Antonín’s photographs capture scenes from local, European, and world history and conflicts. His images from Central and Eastern Europe in the 1980s and ’90s, which offer a unique and comprehensive photographic overview of this region, were published in his first book, Broken Dream: 20 Years of War in Eastern Europe (1997). They reflect Antonín’s subtle sense of nostalgia and the scars that opened up when he, as an émigré with an American passport, began making repeated visits to his original home after 1976. Above all, however, these visits produced an indelible photographic record of the atmosphere of and life in the neighboring communist states. His images from Poland, East Germany, Hungary, Romania, Bulgaria, and the Soviet Union are dominated by two subjects: the impact of industrialization on the landscape and life in the poverty-stricken, forgotten countryside. Antonín was strongly attracted to the question of people’s roots, moral codices, religious ceremonies, weddings, and funerals, and so he explored and documented in depth the rituals that people had maintained despite poverty and communism – in Poland, Hungary, and especially Romania. These places never lost that munificence of humanity and the sense of pride one feels from being a part of it.

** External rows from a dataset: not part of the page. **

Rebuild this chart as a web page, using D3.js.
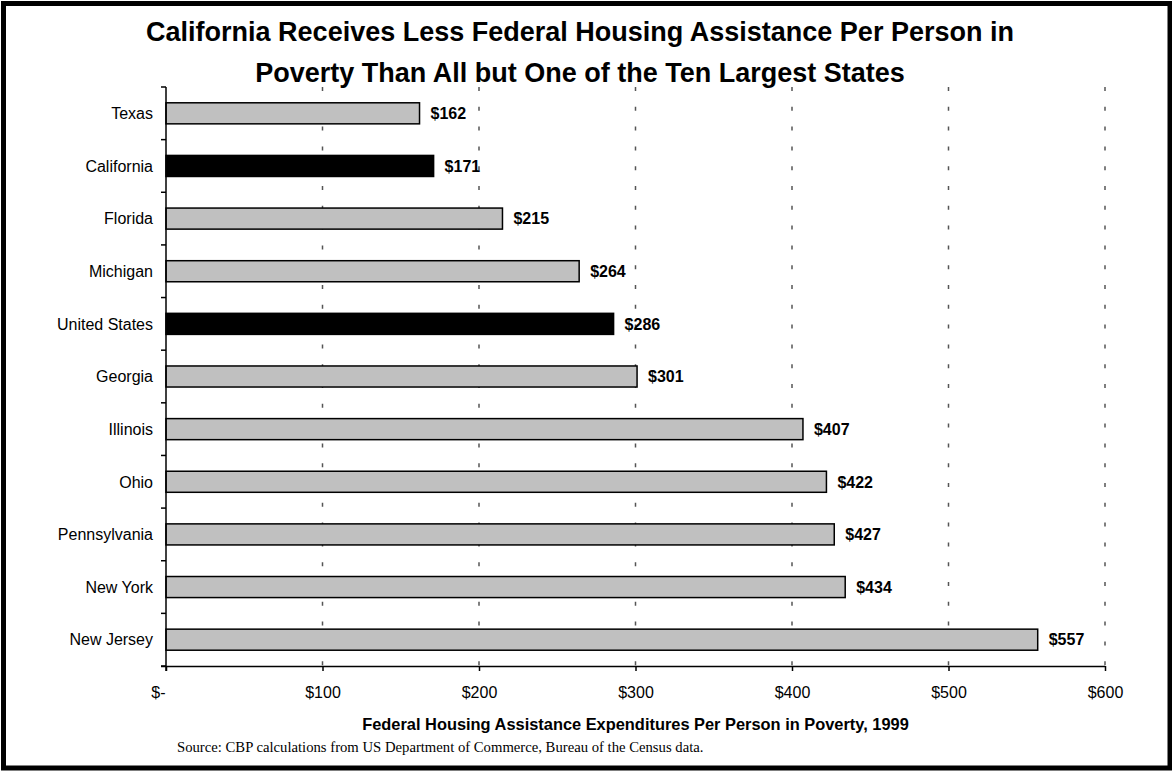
<!DOCTYPE html>
<html>
<head>
<meta charset="utf-8">
<script src="https://cdn.jsdelivr.net/npm/d3@7"></script>
<style>
  html, body { margin: 0; padding: 0; background: #fff; }
  svg { display: block; }
  text { font-family: "Liberation Sans", Arial, sans-serif; fill: #000; }
</style>
</head>
<body>
<svg id="chart" width="1172" height="771"></svg>
<script>
// Federal housing assistance per person in poverty, 1999
const categories = ["Texas", "California", "Florida", "Michigan", "United States", "Georgia",
                    "Illinois", "Ohio", "Pennsylvania", "New York", "New Jersey"];
const values = [162, 171, 215, 264, 286, 301, 407, 422, 427, 434, 557];
const highlighted = ["California", "United States"];
const xTickValues = [0, 100, 200, 300, 400, 500, 600];
const titleLines = [
  "California Receives Less Federal Housing Assistance Per Person in",
  "Poverty Than All but One of the Ten Largest States"
];
const xAxisTitle = "Federal Housing Assistance Expenditures Per Person in Poverty, 1999";
const sourceNote = "Source: CBP calculations from US Department of Commerce, Bureau of the Census data.";

const data = categories.map((c, i) => ({ name: c, value: values[i] }));

const svg = d3.select("#chart");
const plot = { left: 166, right: 1105, top: 87, bottom: 666 };

const x = d3.scaleLinear().domain([0, 600]).range([plot.left, plot.right]);
const y = d3.scaleBand().domain(categories).range([plot.top, plot.bottom])
  .paddingInner(0.6).paddingOuter(0.3);

const money = v => v === 0 ? "$-" : "$" + d3.format(",")(v);

// Outer frame
svg.append("rect")
  .attr("x", 3.5).attr("y", 3.5)
  .attr("width", 1166.5).attr("height", 764.5)
  .attr("fill", "none").attr("stroke", "#000").attr("stroke-width", 5);

// Title
svg.append("g").selectAll("text").data(titleLines).join("text")
  .attr("x", 580).attr("y", (d, i) => 40.5 + i * 41)
  .attr("text-anchor", "middle")
  .style("font-size", "27px").style("font-weight", "bold")
  .text(d => d);

// Dashed vertical gridlines
svg.append("g").selectAll("line").data(xTickValues.filter(v => v > 0)).join("line")
  .attr("x1", d => x(d)).attr("x2", d => x(d))
  .attr("y1", plot.top).attr("y2", plot.bottom)
  .attr("stroke", "#555").attr("stroke-width", 1.5)
  .attr("stroke-dasharray", "4,15.8");

// Bars
svg.append("g").selectAll("rect").data(data).join("rect")
  .attr("x", x(0))
  .attr("y", d => y(d.name))
  .attr("width", d => x(d.value) - x(0))
  .attr("height", y.bandwidth())
  .attr("fill", d => highlighted.includes(d.name) ? "#000" : "#c0c0c0")
  .attr("stroke", "#000").attr("stroke-width", 1.5);

// Value labels
svg.append("g").selectAll("text").data(data).join("text")
  .attr("x", d => x(d.value) + 11)
  .attr("y", d => y(d.name) + y.bandwidth() / 2)
  .attr("dy", "0.36em")
  .style("font-size", "16px").style("font-weight", "bold")
  .text(d => money(d.value));

// X axis
const xAxis = d3.axisBottom(x).tickValues(xTickValues).tickFormat(money)
  .tickSize(5).tickSizeOuter(0).tickPadding(16);
const gx = svg.append("g").attr("transform", `translate(0,${plot.bottom})`).call(xAxis);
gx.select(".domain").attr("stroke", "#000").attr("stroke-width", 1.5)
  .attr("d", `M${plot.left - 5},0.5H${plot.right}`);
gx.selectAll(".tick line").attr("stroke", "#000").attr("stroke-width", 1.5);
gx.selectAll(".tick text")
  .style("font-size", "16px").style("font-family", "'Liberation Sans', Arial, sans-serif")
  .attr("fill", "#000");
gx.selectAll(".tick").filter(d => d === 0).select("text")
  .attr("text-anchor", "end").attr("x", -1);

// Y axis: ticks sit on the band boundaries
const boundaries = d3.range(categories.length + 1).map(i => plot.top + i * y.step());
const gy = svg.append("g");
gy.append("line")
  .attr("x1", plot.left).attr("x2", plot.left)
  .attr("y1", plot.top).attr("y2", plot.bottom + 5)
  .attr("stroke", "#000").attr("stroke-width", 1.5);
gy.selectAll("line.tick").data(boundaries).join("line").attr("class", "tick")
  .attr("x1", plot.left - 5).attr("x2", plot.left)
  .attr("y1", d => d).attr("y2", d => d)
  .attr("stroke", "#000").attr("stroke-width", 1.5);
gy.selectAll("text").data(categories).join("text")
  .attr("x", 153)
  .attr("y", d => y(d) + y.bandwidth() / 2)
  .attr("dy", "0.36em")
  .attr("text-anchor", "end")
  .style("font-size", "16px")
  .text(d => d);

// Axis title
svg.append("text")
  .attr("x", (plot.left + plot.right) / 2).attr("y", 730)
  .attr("text-anchor", "middle")
  .style("font-size", "16.4px").style("font-weight", "bold")
  .text(xAxisTitle);

// Source note
svg.append("text")
  .attr("x", 177).attr("y", 752)
  .style("font-family", "'Liberation Serif', 'Times New Roman', serif")
  .style("font-size", "14.7px")
  .text(sourceNote);
</script>
</body>
</html>
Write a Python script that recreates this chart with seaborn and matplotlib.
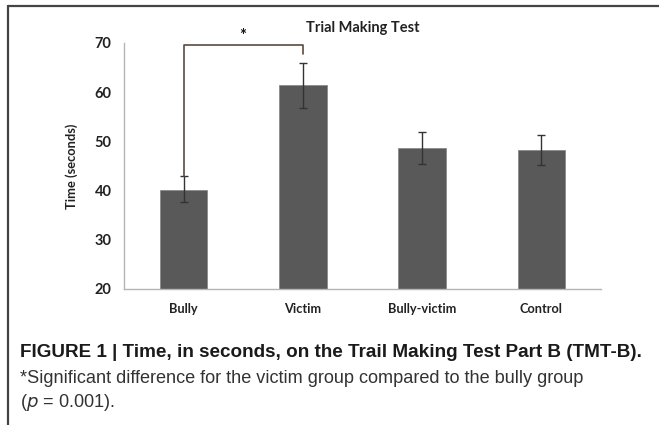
import pandas as pd
import matplotlib
matplotlib.use('Agg')
import matplotlib.pyplot as plt
import seaborn as sns
from matplotlib.lines import Line2D

groups = ['Bully', 'Victim', 'Bully-victim', 'Control']
mean_time = [40.2, 61.5, 48.6, 48.2]
err_low = [37.7, 56.8, 45.4, 45.2]
err_high = [43.0, 66.0, 51.9, 51.3]
y_ticks = [20, 30, 40, 50, 60, 70]

df = pd.DataFrame({'group': groups, 'time': mean_time})

sns.set_style('white')
plt.rcParams['font.family'] = ['Lato', 'DejaVu Sans']

fig = plt.figure(figsize=(6.59, 4.25), dpi=100)
ax = fig.add_axes([0.188, 0.32, 0.724, 0.579])

sns.barplot(data=df, x='group', y='time', color='#595959', width=0.4,
            errorbar=None, saturation=1, edgecolor='#8a8a8a', linewidth=0.6, ax=ax)

lo = [m - l for m, l in zip(mean_time, err_low)]
hi = [h - m for m, h in zip(mean_time, err_high)]
ax.errorbar(range(len(groups)), mean_time, yerr=[lo, hi], fmt='none',
            ecolor='#333333', elinewidth=1.0, capsize=3, capthick=1.0)

ax.set_ylim(20, 70)
ax.set_xlim(-0.5, 3.5)
ax.set_yticks(y_ticks)
ax.set_ylabel('Time (seconds)', fontsize=9.3, fontweight='bold', color='#222222', labelpad=12)
ax.set_xlabel('')
ax.set_title('Trial Making Test', fontsize=10.5, fontweight='bold', color='#222222', pad=8)

for s in ['top', 'right']:
    ax.spines[s].set_visible(False)
for s in ['left', 'bottom']:
    ax.spines[s].set_color('#b5b5b5')
    ax.spines[s].set_linewidth(1.0)

ax.tick_params(axis='y', length=4, width=1, color='#b5b5b5', direction='out',
               labelsize=10.5, labelcolor='#222222', pad=5)
ax.tick_params(axis='x', which='major', length=0, labelsize=9.2, labelcolor='#222222', pad=10)
ax.set_xticks([-0.5, 0.5, 1.5, 2.5, 3.5], minor=True)
ax.tick_params(axis='x', which='minor', length=4, width=1, color='#b5b5b5', direction='out')
for lab in ax.get_xticklabels() + ax.get_yticklabels():
    lab.set_fontweight('bold')

# significance bracket between Bully and Victim
bracket_top = 69.6
ax.plot([0, 0, 1, 1], [err_high[0], bracket_top, bracket_top, 67.7],
        color='#5a4a40', linewidth=1.2, clip_on=False)
ax.text(0.5, bracket_top + 0.2, '*', ha='center', va='bottom', fontsize=12,
        fontweight='bold', color='#111111')

# frame lines
fig.add_artist(Line2D([8 / 659, 1.0], [1 - 6 / 425, 1 - 6 / 425], color='#444444', linewidth=1.6))
fig.add_artist(Line2D([8 / 659, 8 / 659], [0, 1 - 6 / 425], color='#444444', linewidth=1.6))

cap_font = ['Liberation Sans Narrow', 'Liberation Sans', 'DejaVu Sans']
fig.text(20 / 659, 1 - 357 / 425, 'FIGURE 1 | Time, in seconds, on the Trail Making Test Part B (TMT-B).',
         fontsize=13.6, fontweight='bold', family=cap_font, color='#1a1a1a', va='baseline')
fig.text(20 / 659, 1 - 383 / 425, '*Significant difference for the victim group compared to the bully group',
         fontsize=13.1, family=cap_font, color='#333333', va='baseline')
fig.text(20 / 659, 1 - 407 / 425, '($p$ = 0.001).',
         fontsize=13.1, family=cap_font, color='#333333', va='baseline')

plt.savefig('out.png', dpi=100)
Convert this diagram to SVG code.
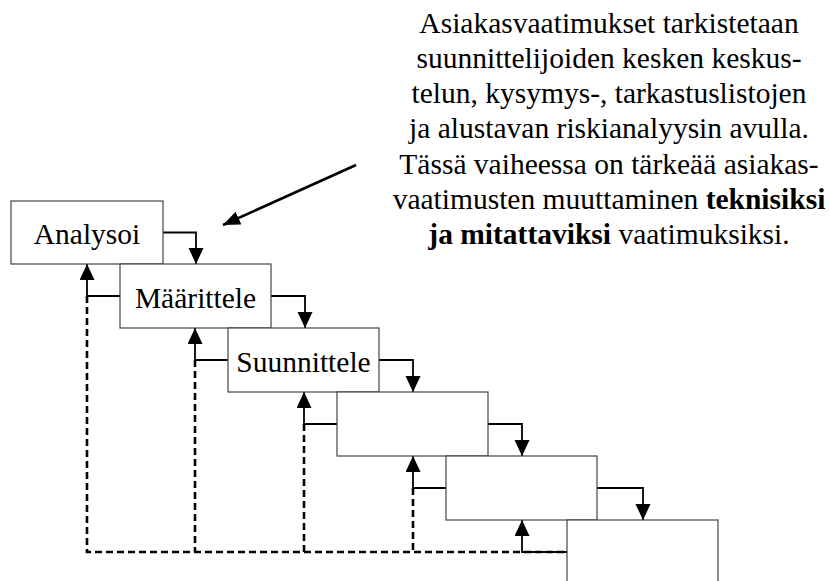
<svg xmlns="http://www.w3.org/2000/svg" width="830" height="581" viewBox="0 0 830 581">
<style>
.box{fill:#fff;stroke:#444;stroke-width:1.2}
.c{fill:none;stroke:#000;stroke-width:1.8}
.d{fill:none;stroke:#000;stroke-width:2.6;stroke-dasharray:7 4}
.big{fill:none;stroke:#000;stroke-width:2.6}
</style>
<defs>
<marker id="ah" markerUnits="userSpaceOnUse" markerWidth="16" markerHeight="16" viewBox="0 0 16 16" refX="16" refY="7.5" orient="auto">
<path d="M0,0 L16,7.5 L0,15 Z" fill="#000"/>
</marker>
<marker id="ah2" markerUnits="userSpaceOnUse" markerWidth="18" markerHeight="16" viewBox="0 0 18 16" refX="17" refY="8" orient="auto">
<path d="M0,1 L17,8 L0,15 Z" fill="#000"/>
</marker>
</defs>
<rect width="830" height="581" fill="#fff"/>
<g id="connectors">
<path class="d" d="M87,296 V552 H567 M195,360 V552 M304,424 V552 M413,488 V552"/>
<path class="c" d="M163,232.5 H196 V264" marker-end="url(#ah)"/>
<path class="c" d="M271,296 H305 V328" marker-end="url(#ah)"/>
<path class="c" d="M379,360 H413 V392" marker-end="url(#ah)"/>
<path class="c" d="M488,424 H522 V456" marker-end="url(#ah)"/>
<path class="c" d="M597,488 H643 V520" marker-end="url(#ah)"/>
<path class="c" d="M120,296 H87 V264" marker-end="url(#ah)"/>
<path class="c" d="M228,360 H195 V328" marker-end="url(#ah)"/>
<path class="c" d="M337,424 H304 V392" marker-end="url(#ah)"/>
<path class="c" d="M446,488 H413 V456" marker-end="url(#ah)"/>
<path class="c" d="M567,552 H522 V520" marker-end="url(#ah)"/>
<path class="big" d="M356,165 L223,225" marker-end="url(#ah2)"/>
</g>
<g font-family="Liberation Serif, Times New Roman, DejaVu Serif, serif" font-size="29.5" text-anchor="middle" fill="#000">
<g id="analysoi">
<rect class="box" x="11" y="201" width="152" height="63"/>
<text x="87" y="244">Analysoi</text>
</g>
<g id="maarittele">
<rect class="box" x="120" y="264" width="151" height="64"/>
<text x="195.5" y="308">Määrittele</text>
</g>
<g id="suunnittele">
<rect class="box" x="228" y="328" width="151" height="64"/>
<text x="303.5" y="372">Suunnittele</text>
</g>
<g id="step4">
<rect class="box" x="337" y="392" width="151" height="64"/>
</g>
<g id="step5">
<rect class="box" x="446" y="456" width="151" height="64"/>
</g>
<g id="step6">
<rect class="box" x="567" y="520" width="151" height="64"/>
</g>
<g id="note">
<text x="609" y="33">Asiakasvaatimukset tarkistetaan</text>
<text x="609" y="68">suunnittelijoiden kesken keskus-</text>
<text x="609" y="103">telun, kysymys-, tarkastuslistojen</text>
<text x="609" y="138">ja alustavan riskianalyysin avulla.</text>
<text x="609" y="174">Tässä vaiheessa on tärkeää asiakas-</text>
<text x="609" y="209">vaatimusten muuttaminen <tspan font-weight="bold">teknisiksi</tspan></text>
<text x="609" y="244"><tspan font-weight="bold">ja mitattaviksi</tspan> vaatimuksiksi.</text>
</g>
</g>
</svg>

Another of Kratochvíl’s grand themes is the question of endangered children. In Mongolia, Guatemala, Nagorno-Karabakh, and Pakistan, the urban labyrinth of sewers belongs to gangs of children. Abandoned and orphaned, left to fend for themselves on the streets, they easily fall into the machinery of crime and brutality. Hunger, drugs, money, prostitution, prison, and death are the specters of the uncontrollable roulette of their lives, often with no possibility for change. In 1988, Antonín’s photographs of this immense problem made as part of a reportage about children in Mongolia earned him the prestigious Alfred Eisenstaedt Award.
Antonín’s photographic adrenalin has also offered us insight into some of the world’s worst prisons. In 1997, he photographed Venezuela’s El Dorado prison, which is ruled by drug gangs and gold. Ten years later, he visited an unguarded prison in Guinea-Bissau from which there is no escape, and in 2002 he took a famous photograph from a prison in Myanmar located at the center of the opium triangle on the border between Myanmar, Laos, and Thailand. This picture showing dozens of drug dealers sitting cross-legged in wooden cages won first place in the most prestigious category, General News, at the 2003 World Press Photo competition.
War represents the escalation of human conflicts. Antonín Kratochvíl has documented numerous modern wars and genocides in Rwanda/Zaire, Guatemala, Congo, Haiti, the Philippines, Afghanistan, Pakistan, Iraq, and the former Yugoslavia. His records of reality are a source of information on and direct witness of the current state of civilization. The desacralization of all areas of human existence has taken on genocidal dimensions, leaving behind a trail of death, slavery, environmental devastation, and subverted and deformed moral principles and values.
What, then, is the outlook for the future? We will probably have to dream up a new, different, better world. This change can be realized once we are sure about what we want and how we want it. For now, we can find inspiration in the last section of Antonín Kratochvíl’s exhibition, which looks at human dreams, hopes, and prospects. Come and see how the stars are turning! By mixing portraits of completely unknown and anonymous people with photographs of celebrities such as Jean Reno, David Bowie, Billy Bob Thornton, Willem Dafoe, Debbie Harry, Patricia Arquette, Amanda Lear, Mejla Hlavsa, and Pavel Landovský, the exhibition offers an allegorical celebration of humankind. Antonín captures their state of mind: His photography is his way of understanding people, his non-verbal witness of empathy and the relative nature of beauty, fame, and success.